World’s smallest violin plays as Margaret Court complains Tennis Australia ‘discriminated’ against her because of her anti-gay views

Margaret Court

Controversial tennis champion Margaret Court has claimed she is a victim of discrimination by Tennis Australia because of her opposition to LGBT+ rights.

Court is the most successful grand slam champion in tennis history, but these days she is more likely to make headlines for her offensive views, which include calling homosexuality an “abominable sexual practice”, likening gay people to Hitler, claiming lesbian tennis players “recruit” younger athletes, and suggesting transgender children are “of the devil”.

Tennis Australia recently celebrated her sporting achievements at a ceremony to mark the 50th anniversary of her 1970 Grand Slam win, but made clear that it rejected her “demeaning” personal views on gay marriage and homosexuality.

Court believes the tennis governing body treated her unfairly at this event, and claimed it was because of her views on “gay marriage and all of those areas”. Among her complaints was the fact that she wasn’t allowed to give a speech.

“I think they said they were going to honour me but not celebrate me because of my stance and my views on gay marriage and all of those areas, and I’ve got nothing against people,” the 2018 Homophobe of the Year told Australia’s Nine Network.

“From the tennis side they’ve pointed the finger at me and tried to discriminate in everything that I’ve done and I think that’s very sad.

“I think they think because I’m a preacher, they think I’m going to preach the gospel,” she added, referring to the pentecostal ministry she established in Western Australia.

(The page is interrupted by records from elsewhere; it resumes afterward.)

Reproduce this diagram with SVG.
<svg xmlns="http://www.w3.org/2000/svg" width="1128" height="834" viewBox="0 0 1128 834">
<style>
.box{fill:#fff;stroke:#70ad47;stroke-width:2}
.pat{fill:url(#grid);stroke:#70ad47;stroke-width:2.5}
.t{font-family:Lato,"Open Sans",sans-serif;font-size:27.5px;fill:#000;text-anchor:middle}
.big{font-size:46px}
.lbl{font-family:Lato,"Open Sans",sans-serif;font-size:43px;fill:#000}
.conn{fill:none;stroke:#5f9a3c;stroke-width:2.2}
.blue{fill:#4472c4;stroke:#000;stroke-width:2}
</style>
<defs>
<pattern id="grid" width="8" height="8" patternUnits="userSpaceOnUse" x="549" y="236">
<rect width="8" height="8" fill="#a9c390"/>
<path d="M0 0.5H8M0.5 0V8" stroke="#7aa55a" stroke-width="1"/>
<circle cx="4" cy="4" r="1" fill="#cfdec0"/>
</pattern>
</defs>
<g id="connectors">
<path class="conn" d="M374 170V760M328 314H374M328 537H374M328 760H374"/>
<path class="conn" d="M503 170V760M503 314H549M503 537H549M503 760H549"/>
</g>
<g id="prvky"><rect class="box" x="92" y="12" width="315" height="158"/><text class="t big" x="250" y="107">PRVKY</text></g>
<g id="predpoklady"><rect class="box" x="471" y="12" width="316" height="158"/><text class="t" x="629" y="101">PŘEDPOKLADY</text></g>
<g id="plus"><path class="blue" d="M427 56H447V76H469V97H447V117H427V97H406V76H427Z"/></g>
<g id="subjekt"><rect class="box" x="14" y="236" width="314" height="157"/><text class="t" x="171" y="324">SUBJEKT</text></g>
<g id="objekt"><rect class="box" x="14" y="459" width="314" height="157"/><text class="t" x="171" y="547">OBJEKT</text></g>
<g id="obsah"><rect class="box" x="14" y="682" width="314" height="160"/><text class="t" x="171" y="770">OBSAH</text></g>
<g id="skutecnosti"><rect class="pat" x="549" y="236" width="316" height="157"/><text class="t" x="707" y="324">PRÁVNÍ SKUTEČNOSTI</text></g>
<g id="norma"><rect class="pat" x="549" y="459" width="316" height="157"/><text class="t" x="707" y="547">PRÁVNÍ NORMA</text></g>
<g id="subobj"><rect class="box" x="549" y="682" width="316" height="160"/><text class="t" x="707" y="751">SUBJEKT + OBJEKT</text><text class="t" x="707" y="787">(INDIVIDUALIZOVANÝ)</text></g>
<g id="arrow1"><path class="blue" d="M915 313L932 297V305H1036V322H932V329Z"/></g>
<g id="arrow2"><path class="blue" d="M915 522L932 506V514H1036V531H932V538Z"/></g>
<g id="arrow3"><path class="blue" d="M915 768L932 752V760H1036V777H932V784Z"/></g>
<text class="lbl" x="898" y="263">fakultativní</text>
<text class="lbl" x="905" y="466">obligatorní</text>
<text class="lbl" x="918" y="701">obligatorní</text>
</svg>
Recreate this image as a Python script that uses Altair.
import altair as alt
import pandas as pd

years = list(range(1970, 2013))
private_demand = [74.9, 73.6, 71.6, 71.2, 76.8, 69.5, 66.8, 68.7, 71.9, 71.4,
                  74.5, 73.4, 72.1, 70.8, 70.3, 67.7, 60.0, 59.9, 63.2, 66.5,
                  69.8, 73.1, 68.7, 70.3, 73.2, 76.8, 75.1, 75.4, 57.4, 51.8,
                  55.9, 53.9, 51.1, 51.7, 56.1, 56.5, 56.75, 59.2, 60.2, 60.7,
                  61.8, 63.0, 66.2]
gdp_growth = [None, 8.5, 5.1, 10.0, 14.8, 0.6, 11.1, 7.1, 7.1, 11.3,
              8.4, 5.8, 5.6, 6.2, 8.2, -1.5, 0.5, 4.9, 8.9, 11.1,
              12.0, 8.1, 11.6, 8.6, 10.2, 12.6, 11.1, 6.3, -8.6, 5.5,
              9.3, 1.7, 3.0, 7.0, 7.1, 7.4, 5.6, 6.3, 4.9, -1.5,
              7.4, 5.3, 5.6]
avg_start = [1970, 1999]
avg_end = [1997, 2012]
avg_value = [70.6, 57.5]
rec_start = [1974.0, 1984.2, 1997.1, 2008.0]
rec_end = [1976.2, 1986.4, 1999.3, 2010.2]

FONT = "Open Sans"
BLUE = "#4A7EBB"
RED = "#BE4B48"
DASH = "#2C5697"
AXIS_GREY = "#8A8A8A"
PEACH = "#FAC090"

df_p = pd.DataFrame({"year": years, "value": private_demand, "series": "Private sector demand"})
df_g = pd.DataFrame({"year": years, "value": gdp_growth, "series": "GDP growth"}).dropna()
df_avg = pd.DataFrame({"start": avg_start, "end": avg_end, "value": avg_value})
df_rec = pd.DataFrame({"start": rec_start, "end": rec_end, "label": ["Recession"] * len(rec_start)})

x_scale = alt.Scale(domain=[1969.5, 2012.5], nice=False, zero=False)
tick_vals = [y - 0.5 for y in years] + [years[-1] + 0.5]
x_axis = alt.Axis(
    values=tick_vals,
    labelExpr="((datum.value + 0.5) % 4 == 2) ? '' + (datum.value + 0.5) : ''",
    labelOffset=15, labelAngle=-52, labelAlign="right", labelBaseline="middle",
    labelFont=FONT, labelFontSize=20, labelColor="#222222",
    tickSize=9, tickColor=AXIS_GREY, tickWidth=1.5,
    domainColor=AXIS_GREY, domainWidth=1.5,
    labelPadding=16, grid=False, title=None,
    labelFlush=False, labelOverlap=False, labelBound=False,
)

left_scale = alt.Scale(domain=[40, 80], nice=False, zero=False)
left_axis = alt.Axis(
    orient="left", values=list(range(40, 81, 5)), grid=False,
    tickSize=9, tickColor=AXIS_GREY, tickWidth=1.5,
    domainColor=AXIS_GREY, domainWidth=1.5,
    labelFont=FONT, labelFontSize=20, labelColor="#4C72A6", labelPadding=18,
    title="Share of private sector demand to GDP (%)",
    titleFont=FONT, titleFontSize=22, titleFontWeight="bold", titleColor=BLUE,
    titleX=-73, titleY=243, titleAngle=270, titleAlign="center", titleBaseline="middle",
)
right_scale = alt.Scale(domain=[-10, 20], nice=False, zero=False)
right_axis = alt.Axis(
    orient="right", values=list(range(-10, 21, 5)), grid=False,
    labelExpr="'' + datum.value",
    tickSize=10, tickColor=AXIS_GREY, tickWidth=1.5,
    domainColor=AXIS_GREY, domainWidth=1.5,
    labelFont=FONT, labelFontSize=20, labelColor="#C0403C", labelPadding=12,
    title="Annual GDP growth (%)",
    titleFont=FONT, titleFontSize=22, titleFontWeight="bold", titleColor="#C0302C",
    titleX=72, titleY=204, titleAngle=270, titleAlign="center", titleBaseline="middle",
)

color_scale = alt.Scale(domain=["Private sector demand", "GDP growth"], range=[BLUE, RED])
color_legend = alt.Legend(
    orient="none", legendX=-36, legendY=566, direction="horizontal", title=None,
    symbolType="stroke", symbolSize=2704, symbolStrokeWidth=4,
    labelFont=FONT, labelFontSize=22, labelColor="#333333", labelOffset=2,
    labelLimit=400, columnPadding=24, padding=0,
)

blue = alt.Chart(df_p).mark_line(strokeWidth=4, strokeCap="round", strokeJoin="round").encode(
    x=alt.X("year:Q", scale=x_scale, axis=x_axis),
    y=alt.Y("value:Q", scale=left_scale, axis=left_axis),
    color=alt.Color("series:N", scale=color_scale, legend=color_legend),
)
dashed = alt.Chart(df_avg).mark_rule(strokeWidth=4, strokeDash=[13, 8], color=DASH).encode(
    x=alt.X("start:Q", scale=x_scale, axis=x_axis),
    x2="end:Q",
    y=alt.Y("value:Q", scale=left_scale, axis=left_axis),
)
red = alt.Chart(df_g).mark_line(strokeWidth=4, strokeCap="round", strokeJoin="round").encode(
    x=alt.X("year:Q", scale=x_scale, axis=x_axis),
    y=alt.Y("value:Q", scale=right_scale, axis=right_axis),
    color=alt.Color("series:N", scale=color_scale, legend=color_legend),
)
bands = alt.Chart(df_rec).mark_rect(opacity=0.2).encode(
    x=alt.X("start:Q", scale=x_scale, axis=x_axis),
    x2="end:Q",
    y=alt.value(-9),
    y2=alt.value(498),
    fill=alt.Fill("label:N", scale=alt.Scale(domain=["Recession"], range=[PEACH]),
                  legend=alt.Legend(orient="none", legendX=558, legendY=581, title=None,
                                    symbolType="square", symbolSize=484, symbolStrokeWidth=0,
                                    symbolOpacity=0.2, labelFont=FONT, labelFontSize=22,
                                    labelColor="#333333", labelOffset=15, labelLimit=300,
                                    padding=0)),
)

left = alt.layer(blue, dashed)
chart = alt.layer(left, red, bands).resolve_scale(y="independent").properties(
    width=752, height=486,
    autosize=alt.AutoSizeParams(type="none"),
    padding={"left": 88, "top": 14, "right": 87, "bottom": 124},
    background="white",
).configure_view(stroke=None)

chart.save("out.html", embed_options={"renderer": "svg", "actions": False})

In response to her complaints, Tennis Australia said it had done everything it could for her, including paying for her and 16 family members to attend a fortnight at the Australian Open.

Court also called out the former tennis players Martina Navratilova and John McEnroe, both of whom publicly objected to her homophobia and suggested her name should be erased from the Margaret Court Arena and replaced with that of Evonne Goolagong.

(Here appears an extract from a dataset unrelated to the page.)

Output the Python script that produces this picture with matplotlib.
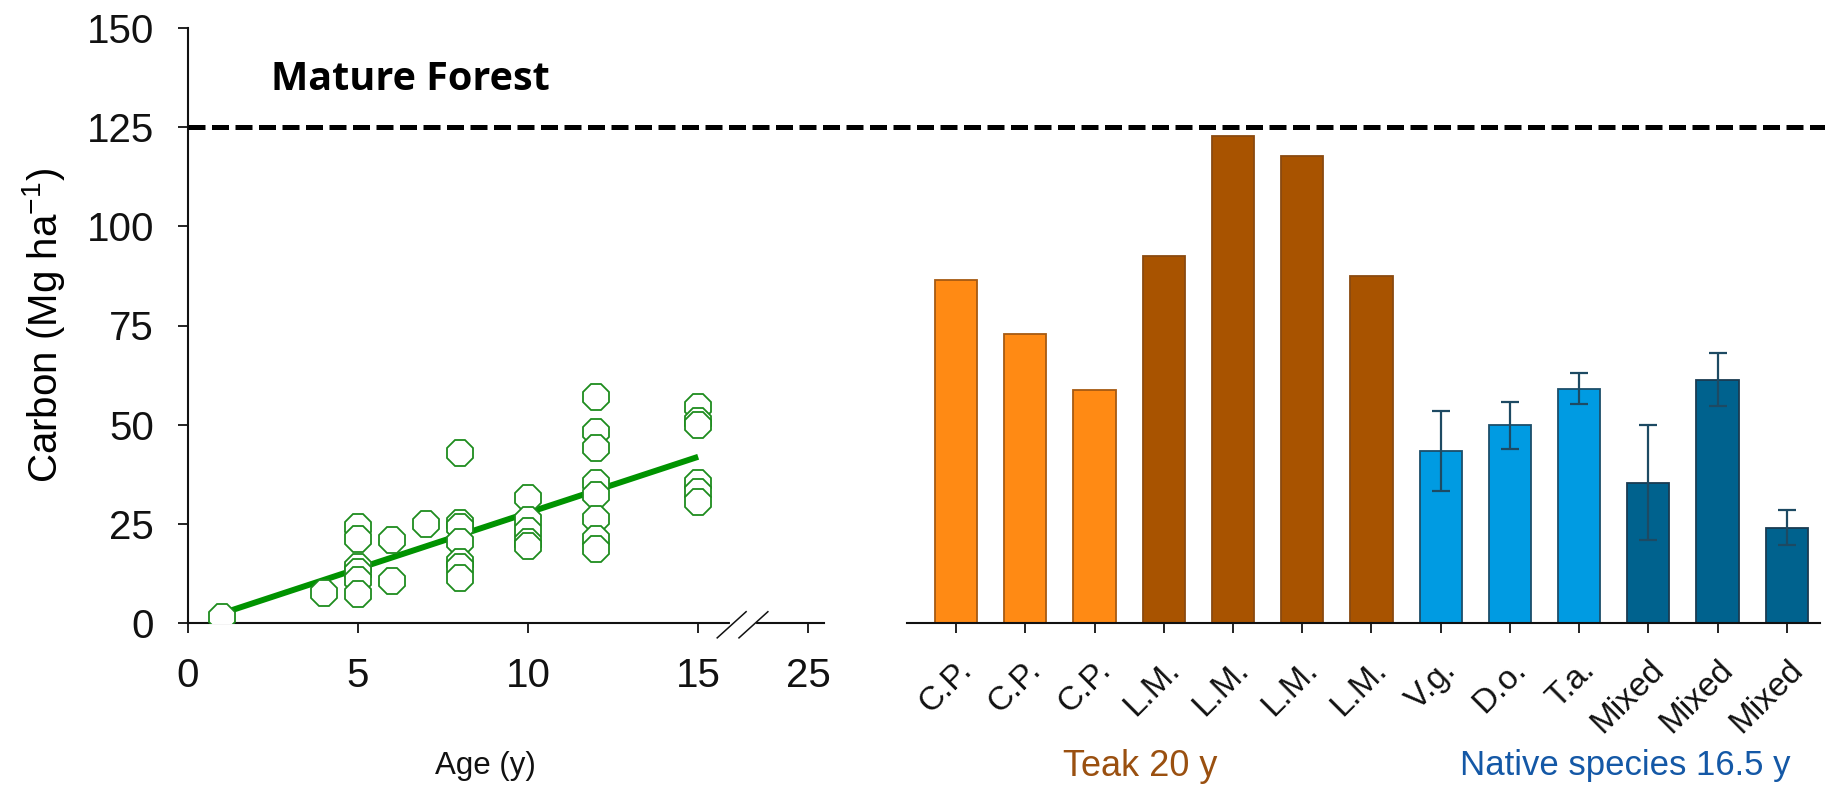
import matplotlib
matplotlib.use("Agg")
import matplotlib.pyplot as plt
from matplotlib import transforms
from matplotlib.lines import Line2D
import numpy as np

# ---- Carbon vs plantation age (scatter + linear fit) ----
age = [1, 4,
       5, 5, 5, 5, 5, 5,
       6, 6,
       7,
       8, 8, 8, 8, 8, 8, 8,
       10, 10, 10, 10, 10,
       12, 12, 12, 12, 12, 12, 12, 12,
       15, 15, 15, 15, 15, 15]
carbon = [1.5, 7.5,
          24.3, 21.1, 14.2, 12.9, 10.8, 7.3,
          20.8, 10.6,
          24.9,
          42.8, 25.3, 24.3, 20.3, 15.5, 14.0, 11.3,
          31.6, 26.0, 23.1, 20.5, 19.4,
          57.0, 48.1, 44.2, 35.3, 32.3, 26.3, 21.3, 18.6,
          54.5, 50.9, 49.9, 35.2, 33.1, 30.6]
fit_slope = 2.82
fit_intercept = -0.4
fit_range = [1, 15]

age_tick_labels = ["0", "5", "10", "15", "25"]
age_tick_pos = [0, 5, 10, 15, 18.24]   # 25 sits after the axis break

# ---- Carbon by plantation (bars) ----
bar_labels = ["C.P.", "C.P.", "C.P.", "L.M.", "L.M.", "L.M.", "L.M.",
              "V.g.", "D.o.", "T.a.", "Mixed", "Mixed", "Mixed"]
bar_values = [86.4, 72.9, 58.7, 92.4, 122.8, 117.8, 87.4,
              43.4, 49.8, 59.0, 35.4, 61.3, 24.0]
bar_errors = [None, None, None, None, None, None, None,
              10.1, 6.0, 3.9, 14.5, 6.7, 4.4]
bar_groups = ["cp", "cp", "cp", "lm", "lm", "lm", "lm",
              "native", "native", "native", "mixed", "mixed", "mixed"]

mature_forest = 125

group_fill = {"cp": "#FF8A14", "lm": "#A85300", "native": "#009BE2", "mixed": "#00628E"}
group_edge = {"cp": "#A65A12", "lm": "#8A4A10", "native": "#1C4E6A", "mixed": "#1A3B52"}
err_color = "#1D4A63"

plt.rcParams["font.family"] = ["Liberation Sans", "DejaVu Sans"]
plt.rcParams["mathtext.default"] = "regular"

W, H = 1825, 789
fig = plt.figure(figsize=(W / 100, H / 100), dpi=100)

def px_box(x0, x1, ytop, ybot):
    return [x0 / W, (H - ybot) / H, (x1 - x0) / W, (ybot - ytop) / H]

ax1 = fig.add_axes(px_box(188, 824, 28, 623))
ax2 = fig.add_axes(px_box(907, 1820, 28, 623))

tick_kw = dict(direction="out", length=7.5, width=1.3, colors="#111111",
               labelsize=29, pad=17)

# left panel
ax1.plot(fit_range, [fit_intercept + fit_slope * x for x in fit_range],
         color="#009300", lw=4.3, solid_capstyle="butt", zorder=2)
ax1.plot(age, carbon, linestyle="none", marker="8", ms=20,
         mfc="white", mec="#1E8C1E", mew=1.3, zorder=3)
ax1.set_xlim(0, 18.7)
ax1.set_ylim(0, 150)
ax1.set_yticks([0, 25, 50, 75, 100, 125, 150])
ax1.set_xticks(age_tick_pos)
ax1.set_xticklabels(age_tick_labels)
ax1.tick_params(**tick_kw)
for s in ("top", "right"):
    ax1.spines[s].set_visible(False)
for s in ("left", "bottom"):
    ax1.spines[s].set_linewidth(1.5)
    ax1.spines[s].set_color("#111111")
ax1.set_ylabel("Carbon (Mg ha$^{-1}$)", fontsize=29, labelpad=14)

# axis break on the age axis
brk = transforms.blended_transform_factory(ax1.transData, ax1.transAxes)
ax1.add_line(Line2D([16.0, 16.63], [0, 0], transform=brk, color="white",
                    lw=3, clip_on=False, zorder=5))
for x0 in (15.56, 16.2):
    ax1.add_line(Line2D([x0, x0 + 0.85], [-0.025, 0.019], transform=brk,
                        color="#111111", lw=1.1, clip_on=False, zorder=6))

ax1.text(2.44, 134.4, "Mature Forest", family=["Open Sans", "DejaVu Sans"],
         fontweight="bold", fontsize=28.5, va="baseline", ha="left")

# right panel
pos = np.arange(len(bar_values))
ax2.bar(pos, bar_values, width=0.61,
        color=[group_fill[g] for g in bar_groups],
        edgecolor=[group_edge[g] for g in bar_groups], linewidth=1.3, zorder=2)
ei = [i for i, e in enumerate(bar_errors) if e is not None]
ax2.errorbar([pos[i] for i in ei], [bar_values[i] for i in ei],
             yerr=[bar_errors[i] for i in ei], fmt="none", ecolor=err_color,
             elinewidth=1.6, capsize=6.5, capthick=1.6, zorder=3)
ax2.set_xlim(-0.71, 12.48)
ax2.set_ylim(0, 150)
ax2.set_xticks(pos)
ax2.set_xticklabels(bar_labels, rotation=45, ha="right", rotation_mode="anchor")
ax2.set_yticks([])
ax2.tick_params(axis="x", direction="out", length=7.5, width=1.3,
                colors="#111111", labelsize=24, pad=15)
for s in ("top", "right", "left"):
    ax2.spines[s].set_visible(False)
ax2.spines["bottom"].set_linewidth(1.5)
ax2.spines["bottom"].set_color("#111111")

# mature-forest reference line across both panels
ref = transforms.blended_transform_factory(fig.transFigure, ax1.transData)
fig.add_artist(Line2D([188 / W, 1.0], [mature_forest, mature_forest],
                      transform=ref, color="black", lw=3.6,
                      dashes=(3.4, 1.3), zorder=10))

# axis titles
fig.text(485 / W, (H - 766) / H, "Age (y)", fontsize=22.5, ha="center",
         va="center", color="#111111")
fig.text(1140 / W, (H - 766) / H, "Teak 20 y", fontsize=26, ha="center",
         va="center", color="#9A5010")
fig.text(1625 / W, (H - 766) / H, "Native species 16.5 y", fontsize=25,
         ha="center", va="center", color="#1458A6")

fig.savefig("out.png", dpi=100)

“I’d never go to another nation, whatever I thought of a person, I would never say, ‘Hey, you should take their name off a building, or off an arena, or a tennis centre’. I would never do that,” Court moaned. “I think that was very, very wrong.”

McEnroe, 60, was among the strongest voices condemning Court in the build up to her anniversary celebrations. In a video for Eurosport he ridiculed her as the “crazy aunt” of tennis and said she was actually “a ventriloquist using the Bible as a dummy to say whatever she wants.”

Court was shocked by her former colleague’s comments, saying: “I always got on quite well with John McEnroe. I always thought we got on and I’ve always respected him. I feel sorry for him that he can’t separate one part of life to another.”

Unfortunately for Margaret, as McEnroe himself noted, “It doesn’t work that way. You can’t separate the person from the achievements.”